“Copom pode ser mais suave e antecipar corte da Selic”, diz Reinaldo Le Grazie
Entrevista com Reinaldo Le Grazie para o TC
Por: Patricia Lara
São Paulo, 8/3/2023 – A economia brasileira está dando sinais de que se engasgou, segundo o ex-diretor de política monetária do Banco Central, sócio e presidente da Panamby Capital, Reinaldo Le Grazie.
Na visão do gestor, a queda na concessão de crédito a empresas e famílias no primeiro trimestre deste ano deve puxar para baixo o Produto Interno Bruto e inflação, o que permitiria ao Comitê de Política Monetária (Copom) adotar um tom mais suave no comunicado de seu próximo encontro, marcado para 21 e 22 de março.
Em entrevista exclusiva à Mover, Le Grazie disse que a Panamby Capital prevê o início do corte da Selic já neste ano, ante a previsão anterior de que o espaço para o alívio só viria em março de 2024.
“O Copom pode começar a cortar a taxa Selic no terceiro trimestre, se a inflação ficar comportada”, disse, sem citar um nível específico para o Índice de Preços ao Consumidor Amplo (IPCA). Para 2023, a projeção da Panamby para o principal indicador de inflação brasileiro é de 6,30%.
Le Grazie afirmou que o consumidor está sem capacidade de crédito, pois o comprometimento de renda e endividamento das famílias está muito alto e isso afeta o consumo. "Ainda que o nível de crédito em relação ao PIB no Brasil esteja abaixo do observado em economias pares, esse mercado precisa respirar. Esse engasgamento do crédito deve ser um limitador para o crescimento do PIB, afetando bens mais sensíveis ao crédito como carros e itens da linha branca. Esse ponto se alinha a outras variáveis para justificar uma narrativa de enfraquecimento da economia e da inflação adiante."

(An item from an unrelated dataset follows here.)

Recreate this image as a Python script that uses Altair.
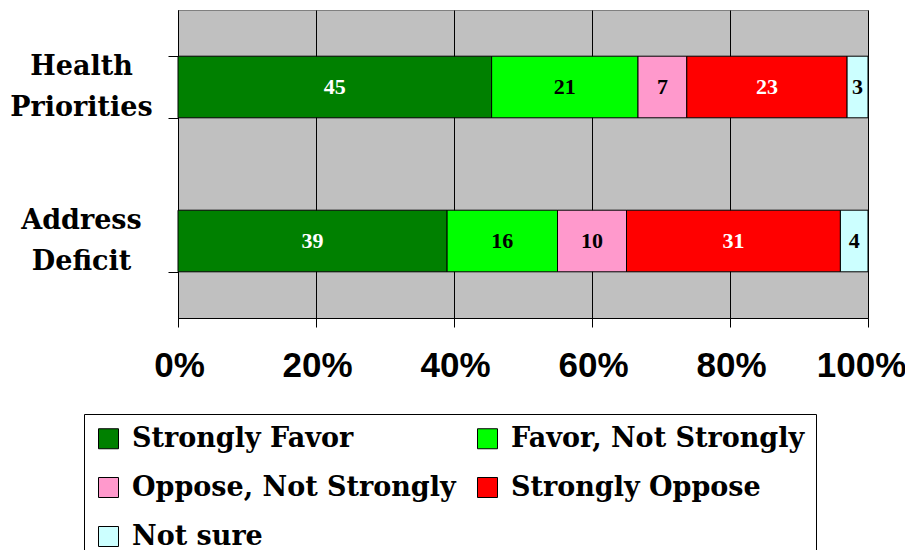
import altair as alt
import pandas as pd

questions = ["Health Priorities", "Address Deficit"]
responses = ["Strongly Favor", "Favor, Not Strongly", "Oppose, Not Strongly", "Strongly Oppose", "Not sure"]
health_values = [45, 21, 7, 23, 3]
deficit_values = [39, 16, 10, 31, 4]
colors = ["#008000", "#00FF00", "#FF99CC", "#FF0000", "#CCFFFF"]
text_colors = ["white", "black", "black", "white", "black"]
x_ticks = [0, 0.2, 0.4, 0.6, 0.8, 1.0]

rows = []
for q, vals in zip(questions, [health_values, deficit_values]):
    for i, (r, v) in enumerate(zip(responses, vals)):
        rows.append({"question": q, "response": r, "value": v, "order": i, "tcolor": text_colors[i]})
df = pd.DataFrame(rows)

serif = "Liberation Serif"
wide_serif = "DejaVu Serif"
sans = "Liberation Sans"

base = alt.Chart(df).transform_stack(
    stack="value", groupby=["question"], as_=["x0", "x1"],
    sort=[alt.SortField("order", order="ascending")], offset="normalize"
).transform_calculate(mid="(datum.x0 + datum.x1) / 2")

y_enc = alt.Y("question:N", sort=questions, title=None,
              scale=alt.Scale(paddingInner=0.6, paddingOuter=0.3),
              axis=alt.Axis(labelExpr="split(datum.label, ' ')", labelFont=wide_serif,
                            labelFontSize=27, labelFontWeight="bold", labelColor="black",
                            labelAlign="center", labelPadding=87, labelLineHeight=41,
                            labelOffset=-21,
                            tickBand="extent", tickSize=10, tickColor="black",
                            domainColor="black", grid=False))

bars = base.mark_bar(stroke="black", strokeWidth=1).encode(
    x=alt.X("x0:Q", title=None, scale=alt.Scale(domain=[0, 1]),
            axis=alt.Axis(values=x_ticks, format="%", labelFont=sans, labelFontSize=35,
                          labelFontWeight="bold", labelColor="black", labelPadding=21,
                          labelFlush=False, labelOverlap=False,
                          labelOffset={"condition": {"test": "datum.value >= 1", "value": -7}, "value": 1},
                          tickSize=9, tickColor="black", domainColor="black",
                          grid=True, gridColor="black", gridOpacity=1, gridWidth=1)),
    x2="x1:Q",
    y=y_enc,
    color=alt.Color("response:N", scale=alt.Scale(domain=responses, range=colors),
                    legend=alt.Legend(title=None, orient="none", legendX=-94, legendY=404,
                                      columns=2, direction="horizontal",
                                      labelFont=wide_serif, labelFontSize=27, labelFontWeight="bold",
                                      labelColor="black", labelLimit=500,
                                      symbolType="square", symbolSize=400,
                                      symbolStrokeColor="black", symbolStrokeWidth=1,
                                      symbolOpacity=1, rowPadding=21, columnPadding=18,
                                      labelOffset=10,
                                      padding=11, strokeColor="black", fillColor="white")),
)

labels = base.mark_text(font=serif, fontSize=22, fontWeight="bold").encode(
    x="mid:Q",
    y=alt.Y("question:N", sort=questions),
    text="value:Q",
    color=alt.Color("tcolor:N", scale=None),
)

chart = (bars + labels).properties(
    width=690, height=308,
    autosize=alt.AutoSizeParams(type="none"),
    padding={"left": 170, "top": 2, "right": 37, "bottom": 232},
).configure_view(fill="#C0C0C0", stroke="#808080", strokeWidth=1)

chart.save("out.html", embed_options={"renderer": "svg", "actions": False})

Segundo o ex-diretor do BC, o spread subiu sob efeito dos problemas contábeis que levaram a rede varejista Americanas a pedir recuperação judicial, mas isso não fez secar a oferta de crédito ou a liquidez das empresas. "O episódio deu um susto, mas não está faltando linha de crédito e não houve contaminação disseminada da crise da varejista. O que tem ocorrido é o pedido de mais garantia pelos bancos cedentes de empréstimos, enquanto os fundos de crédito estão rendendo menos que CDI", afirmou."O mercado está se regularizando, ainda que não vá chegar ao preço que era anteriormente."
Outra variável que justifica adotar um viés de queda para os juros, segundo Le Grazie, é a solução dada para a reoneração dos combustíveis. Para ele, o anúncio eliminou uma dúvida do cenário, deixando um pedaço do ônus para o fiscal e outro para inflação. “Joga a favor para a tendência da queda de juros”, afirmou.
Em relação ao quadro fiscal, Le Grazie acredita que as dúvidas permanecem as mesmas, mas que a conversa sobre uma nova regra está avançando, ainda que sem novidades até o momento. Do lado externo, ele enxerga que o cenário melhorou um pouco, o que não é positivo do ponto de vista contribuidor para a desinflação doméstica. E a possibilidade de taxas de juros externas para cima não joga a favor de queda de juros no Brasil. "O mercado externo pede cautela", alertou.
Para Le Grazie, o Copom deve elencar em seu balanço de risco essas ponderações de redução da concessão de crédito e piores projeções para o PIB. Porém, o mercado já está prevendo esse caminho. Tanto que as projeções para inflação em 2023 e 2024 não subiram no boletim Focus divulgado na última segunda-feira.
A mediana das projeções para o IPCA em 2023 colhidas pelo Banco Central ficou estável em 5,9% no boletim Focus divulgado na segunda-feira – foi a primeira em 11 semanas que os economistas ouvidos não elevaram as estimativas. Para 2024, a projeção seguiu em 4,02%.
“As taxas de juros futuros estão caindo e o mercado está enxergando isso. Essas forças podem levar o Copom a ser mais ameno”, disse Le Grazie. Para ele, como um comunicado mais suave só deve confirmar os preços no mercado de juros, o ambiente deve seguir positivo. Mas isso dependerá de um comunicado do Copom e de uma ata com leitura crível, diz. “Nesse contexto, a curva não inclina. Inclina se o comunicado e ata fizerem uma leitura inconsistente”, afirmou Le Grazie, que se opõe à mudança da meta de inflação.